┌─ STORED DATA
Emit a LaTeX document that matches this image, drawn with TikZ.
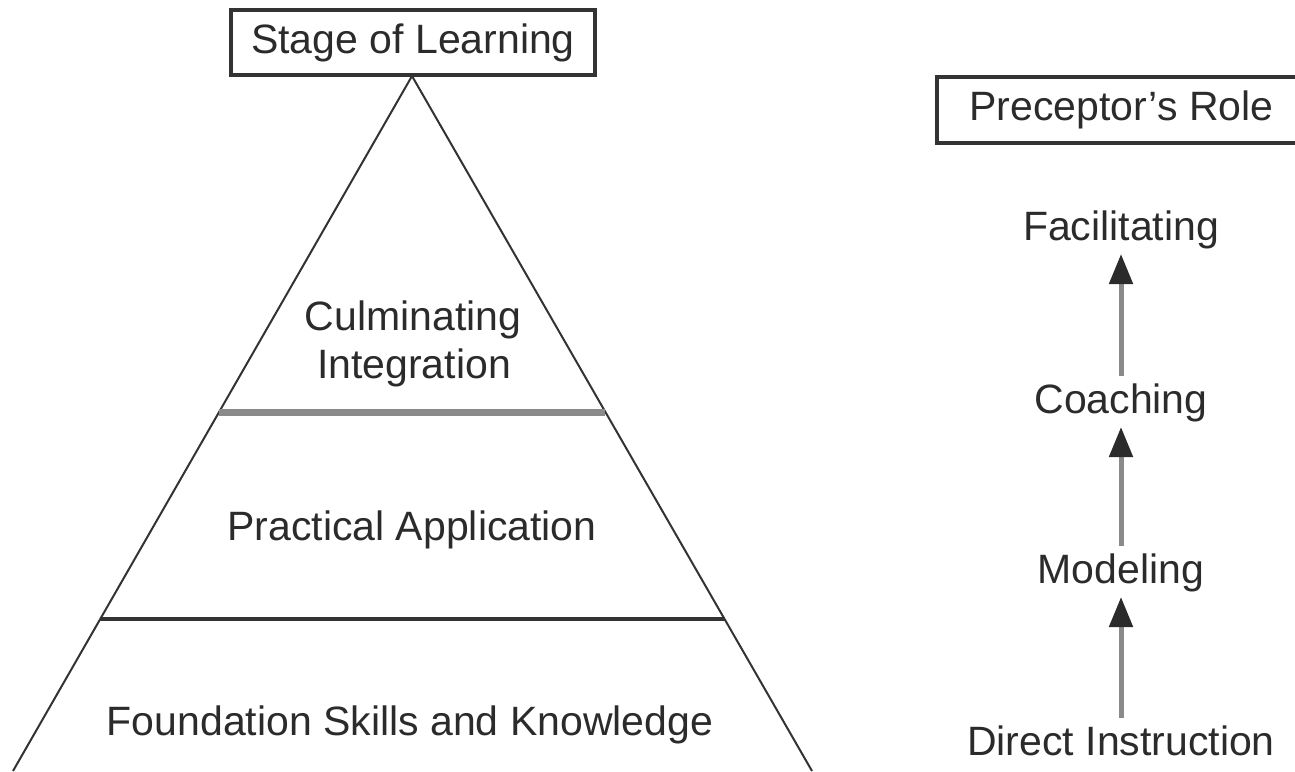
└─
┌─ STORED DATA
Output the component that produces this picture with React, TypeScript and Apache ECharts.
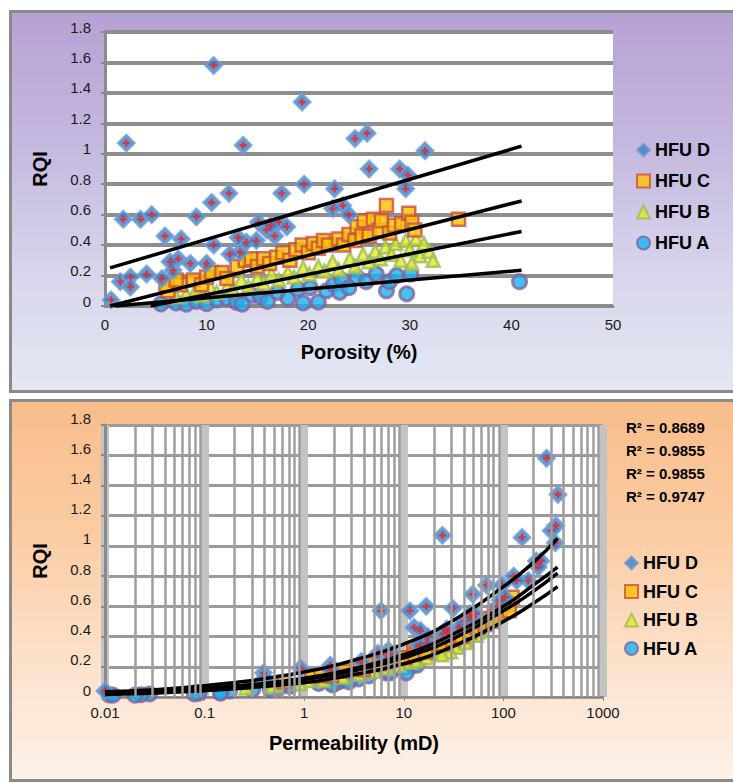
└─
┌─ STORED DATA
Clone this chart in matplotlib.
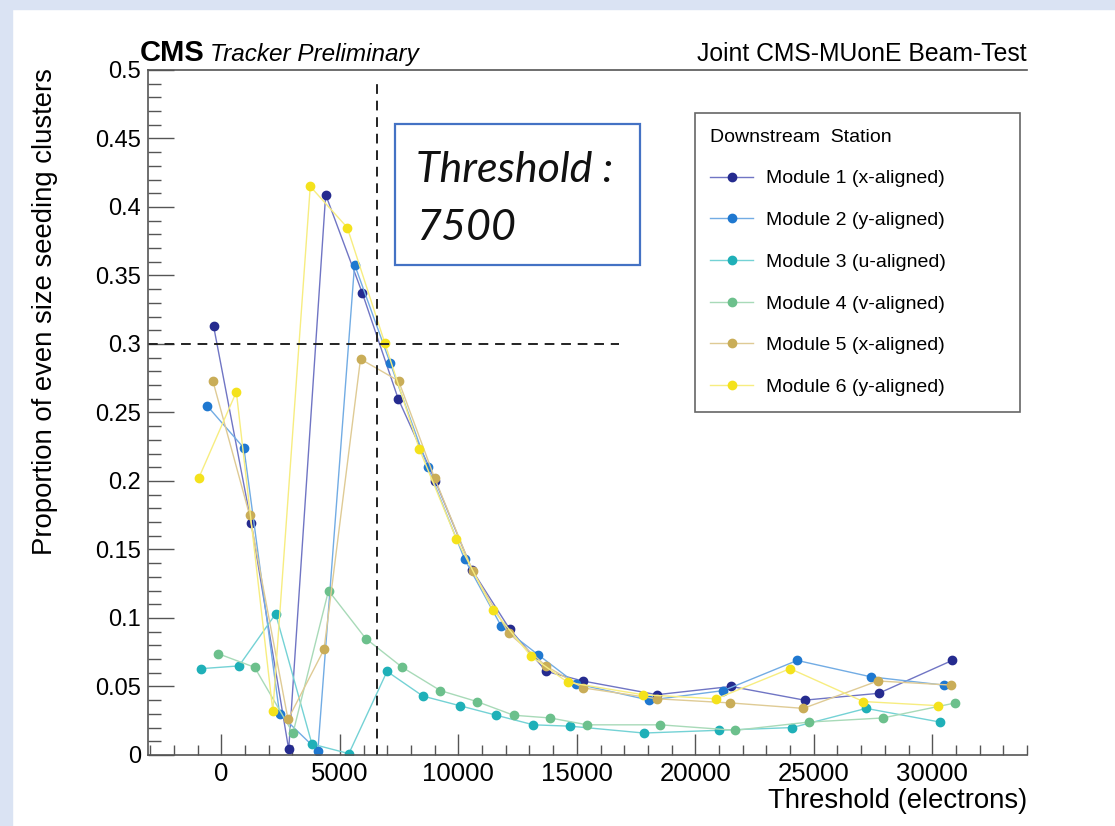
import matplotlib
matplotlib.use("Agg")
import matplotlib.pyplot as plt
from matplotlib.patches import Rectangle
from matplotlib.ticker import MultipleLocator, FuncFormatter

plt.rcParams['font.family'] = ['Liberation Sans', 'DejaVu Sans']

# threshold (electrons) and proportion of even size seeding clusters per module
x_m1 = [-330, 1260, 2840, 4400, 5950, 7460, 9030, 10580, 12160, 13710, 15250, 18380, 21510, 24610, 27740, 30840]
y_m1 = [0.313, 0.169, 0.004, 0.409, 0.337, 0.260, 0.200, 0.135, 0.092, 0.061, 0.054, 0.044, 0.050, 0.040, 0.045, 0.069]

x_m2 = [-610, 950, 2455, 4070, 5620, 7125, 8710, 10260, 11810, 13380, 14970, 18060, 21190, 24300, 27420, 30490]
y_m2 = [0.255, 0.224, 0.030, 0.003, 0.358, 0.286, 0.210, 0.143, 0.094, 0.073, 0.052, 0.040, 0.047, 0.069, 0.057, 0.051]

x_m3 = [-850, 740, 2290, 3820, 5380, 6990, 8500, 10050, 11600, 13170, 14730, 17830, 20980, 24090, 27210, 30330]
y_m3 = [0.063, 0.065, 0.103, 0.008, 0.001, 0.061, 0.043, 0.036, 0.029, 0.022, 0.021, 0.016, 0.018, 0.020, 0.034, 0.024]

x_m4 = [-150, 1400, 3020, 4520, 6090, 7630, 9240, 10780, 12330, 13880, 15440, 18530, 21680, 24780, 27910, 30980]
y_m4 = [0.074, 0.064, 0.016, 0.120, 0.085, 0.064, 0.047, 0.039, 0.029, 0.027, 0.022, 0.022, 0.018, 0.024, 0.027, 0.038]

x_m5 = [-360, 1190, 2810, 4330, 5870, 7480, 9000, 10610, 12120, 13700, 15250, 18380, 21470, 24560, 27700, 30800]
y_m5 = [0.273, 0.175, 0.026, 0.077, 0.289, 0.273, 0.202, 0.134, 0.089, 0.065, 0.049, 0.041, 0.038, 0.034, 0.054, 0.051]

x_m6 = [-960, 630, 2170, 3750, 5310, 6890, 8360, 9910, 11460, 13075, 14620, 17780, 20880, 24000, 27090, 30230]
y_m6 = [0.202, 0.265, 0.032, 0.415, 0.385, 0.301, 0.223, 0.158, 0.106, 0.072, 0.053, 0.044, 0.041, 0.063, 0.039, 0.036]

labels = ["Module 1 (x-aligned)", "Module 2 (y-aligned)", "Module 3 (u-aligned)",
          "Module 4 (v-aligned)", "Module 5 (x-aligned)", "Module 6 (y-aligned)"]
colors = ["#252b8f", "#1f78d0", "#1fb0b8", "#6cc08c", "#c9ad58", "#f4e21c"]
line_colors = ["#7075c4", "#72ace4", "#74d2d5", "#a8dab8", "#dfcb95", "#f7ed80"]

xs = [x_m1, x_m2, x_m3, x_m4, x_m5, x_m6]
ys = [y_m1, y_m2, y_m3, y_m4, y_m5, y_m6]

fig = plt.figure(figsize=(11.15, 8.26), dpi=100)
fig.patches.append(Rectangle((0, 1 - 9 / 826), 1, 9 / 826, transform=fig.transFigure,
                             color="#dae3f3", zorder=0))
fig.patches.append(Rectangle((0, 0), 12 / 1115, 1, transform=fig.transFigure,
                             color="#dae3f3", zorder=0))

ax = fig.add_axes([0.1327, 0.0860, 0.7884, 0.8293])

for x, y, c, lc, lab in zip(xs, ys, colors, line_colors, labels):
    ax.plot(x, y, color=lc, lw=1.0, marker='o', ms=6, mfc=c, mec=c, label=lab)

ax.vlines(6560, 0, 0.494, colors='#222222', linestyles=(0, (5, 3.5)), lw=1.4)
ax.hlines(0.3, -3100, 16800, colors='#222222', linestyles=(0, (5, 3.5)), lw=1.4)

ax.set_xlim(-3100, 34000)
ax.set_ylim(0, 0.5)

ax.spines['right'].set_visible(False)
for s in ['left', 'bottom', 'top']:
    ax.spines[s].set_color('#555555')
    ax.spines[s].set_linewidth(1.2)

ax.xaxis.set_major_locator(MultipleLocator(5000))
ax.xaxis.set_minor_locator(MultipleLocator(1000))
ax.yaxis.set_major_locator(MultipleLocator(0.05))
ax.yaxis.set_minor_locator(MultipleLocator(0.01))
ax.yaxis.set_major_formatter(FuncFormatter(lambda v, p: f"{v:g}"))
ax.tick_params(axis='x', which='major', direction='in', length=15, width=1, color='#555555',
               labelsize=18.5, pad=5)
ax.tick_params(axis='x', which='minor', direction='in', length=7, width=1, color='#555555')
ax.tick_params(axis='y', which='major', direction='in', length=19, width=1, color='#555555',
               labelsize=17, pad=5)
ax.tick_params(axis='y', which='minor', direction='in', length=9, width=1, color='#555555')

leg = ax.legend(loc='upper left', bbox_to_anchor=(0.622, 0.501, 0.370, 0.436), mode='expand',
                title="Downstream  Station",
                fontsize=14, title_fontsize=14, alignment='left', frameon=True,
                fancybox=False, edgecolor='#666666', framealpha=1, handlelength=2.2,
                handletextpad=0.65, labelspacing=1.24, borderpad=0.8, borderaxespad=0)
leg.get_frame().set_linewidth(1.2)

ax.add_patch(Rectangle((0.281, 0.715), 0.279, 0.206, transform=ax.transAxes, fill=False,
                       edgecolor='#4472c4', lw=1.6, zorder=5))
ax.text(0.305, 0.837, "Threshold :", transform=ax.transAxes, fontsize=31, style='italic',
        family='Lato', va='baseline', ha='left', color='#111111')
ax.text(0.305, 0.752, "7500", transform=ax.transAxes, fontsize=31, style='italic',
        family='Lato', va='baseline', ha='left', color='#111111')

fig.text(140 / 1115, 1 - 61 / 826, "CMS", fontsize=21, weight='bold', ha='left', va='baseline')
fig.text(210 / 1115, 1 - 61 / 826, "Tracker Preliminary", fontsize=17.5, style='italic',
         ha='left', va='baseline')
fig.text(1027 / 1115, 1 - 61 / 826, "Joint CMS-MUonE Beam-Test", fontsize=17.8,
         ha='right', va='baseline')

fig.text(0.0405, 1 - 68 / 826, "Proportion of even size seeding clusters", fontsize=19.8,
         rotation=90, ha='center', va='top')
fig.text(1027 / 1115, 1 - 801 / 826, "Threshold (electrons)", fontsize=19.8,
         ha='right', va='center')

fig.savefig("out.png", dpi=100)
└─
- [DESCRIPTION OF THE TASK] Exactly reproduce the lines from the line holding "Clone this chart in matplotlib." through the line holding "ys = [y_m1, y_m2, y_m3, y_m4, y_m5, y_m6]", and only those; pictures are to be left out.

- [EXERCISE RESULT]
Clone this chart in matplotlib.
import matplotlib
matplotlib.use("Agg")
import matplotlib.pyplot as plt
from matplotlib.patches import Rectangle
from matplotlib.ticker import MultipleLocator, FuncFormatter

plt.rcParams['font.family'] = ['Liberation Sans', 'DejaVu Sans']

# threshold (electrons) and proportion of even size seeding clusters per module
x_m1 = [-330, 1260, 2840, 4400, 5950, 7460, 9030, 10580, 12160, 13710, 15250, 18380, 21510, 24610, 27740, 30840]
y_m1 = [0.313, 0.169, 0.004, 0.409, 0.337, 0.260, 0.200, 0.135, 0.092, 0.061, 0.054, 0.044, 0.050, 0.040, 0.045, 0.069]

x_m2 = [-610, 950, 2455, 4070, 5620, 7125, 8710, 10260, 11810, 13380, 14970, 18060, 21190, 24300, 27420, 30490]
y_m2 = [0.255, 0.224, 0.030, 0.003, 0.358, 0.286, 0.210, 0.143, 0.094, 0.073, 0.052, 0.040, 0.047, 0.069, 0.057, 0.051]

x_m3 = [-850, 740, 2290, 3820, 5380, 6990, 8500, 10050, 11600, 13170, 14730, 17830, 20980, 24090, 27210, 30330]
y_m3 = [0.063, 0.065, 0.103, 0.008, 0.001, 0.061, 0.043, 0.036, 0.029, 0.022, 0.021, 0.016, 0.018, 0.020, 0.034, 0.024]

x_m4 = [-150, 1400, 3020, 4520, 6090, 7630, 9240, 10780, 12330, 13880, 15440, 18530, 21680, 24780, 27910, 30980]
y_m4 = [0.074, 0.064, 0.016, 0.120, 0.085, 0.064, 0.047, 0.039, 0.029, 0.027, 0.022, 0.022, 0.018, 0.024, 0.027, 0.038]

x_m5 = [-360, 1190, 2810, 4330, 5870, 7480, 9000, 10610, 12120, 13700, 15250, 18380, 21470, 24560, 27700, 30800]
y_m5 = [0.273, 0.175, 0.026, 0.077, 0.289, 0.273, 0.202, 0.134, 0.089, 0.065, 0.049, 0.041, 0.038, 0.034, 0.054, 0.051]

x_m6 = [-960, 630, 2170, 3750, 5310, 6890, 8360, 9910, 11460, 13075, 14620, 17780, 20880, 24000, 27090, 30230]
y_m6 = [0.202, 0.265, 0.032, 0.415, 0.385, 0.301, 0.223, 0.158, 0.106, 0.072, 0.053, 0.044, 0.041, 0.063, 0.039, 0.036]

labels = ["Module 1 (x-aligned)", "Module 2 (y-aligned)", "Module 3 (u-aligned)",
          "Module 4 (v-aligned)", "Module 5 (x-aligned)", "Module 6 (y-aligned)"]
colors = ["#252b8f", "#1f78d0", "#1fb0b8", "#6cc08c", "#c9ad58", "#f4e21c"]
line_colors = ["#7075c4", "#72ace4", "#74d2d5", "#a8dab8", "#dfcb95", "#f7ed80"]

xs = [x_m1, x_m2, x_m3, x_m4, x_m5, x_m6]
ys = [y_m1, y_m2, y_m3, y_m4, y_m5, y_m6]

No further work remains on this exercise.